Los Juegos Olímpicos son el mayor espectáculo del planeta, salvo la basura regada por comentaristas convencidos de que sus efusiones liricopatrióticas contribuirán a la gloria de las Olimpiadas. Quienes empezamos en el periodismo deportivo, y desde ahí solo se puede rodar cuesta abajo, recordamos la tortura más refinada de la especialidad:
-Tienes que entrevistar a un futbolista.
Solo había un Valdano, y quedaba demasiado lejos. Ni Guardiola ni Xabi Alonso, una colección interminable de «bueno, lo que pasa es que yo creo que la verdad es que…». Recuerdo al internacional Iván Campo, que se sintió obligado a recordarme que ganaba más en un día que yo en un año.

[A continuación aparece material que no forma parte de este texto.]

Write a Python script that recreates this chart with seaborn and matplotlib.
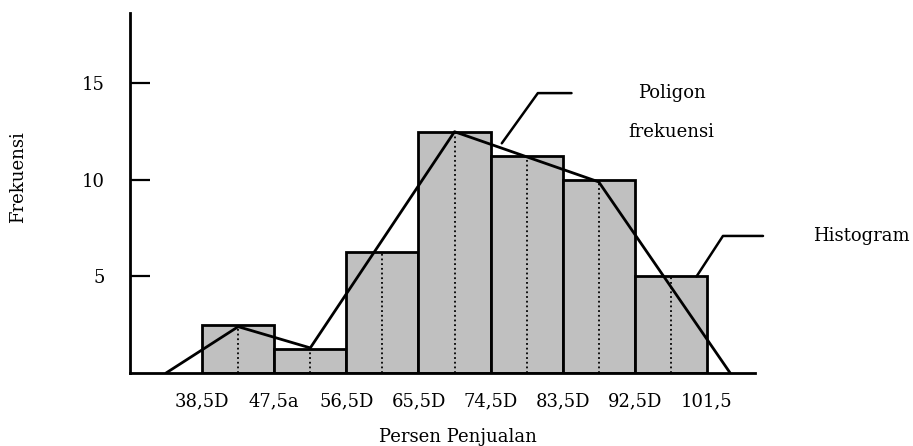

Se quedaba corto, en una estimación que me persigue desde hace décadas como la constatación de un fracaso.
Los tiempos han cambiado, ya hay atletas olímpicos que saben hablar. De la legión extranjera, sobresale la crónica postpartido en perfecto inglés de Djokovic, proponga a un tenista español que pronuncie «hurdles». Y por supuesto LeBron, por algo es el inversor más avezado de fondos propios y ajenos. Sin embargo, la progresión dialéctica se percibe en especial en España.
Prefiero escuchar a Jon Rahm que verlo desempeñando un deporte que puede practicarse sentado y fumando. Los análisis del golfista son impagables, llega a hablar de sí mismo en tercera persona, una escisión reservada a los grandes escritores. Y sin concesiones, rasgo que se contagia a Ana Peleteiro. Con una docena como la atleta, desaparecería el problema racial, y no por comunión eucarística sino por su vena satírica. También defiende un deporte femenino sin «hombres fracasados», en la definición de Martina Navratilova. La gallega elige la perspectiva más peligrosa y la aborda con la elegancia de un triple salto. En fin, la última revelación es Mariona Caldentey, una futbolista precisa y articulada frente a un periodista que excepcionalmente cumplía con su función crítica en los Juegos.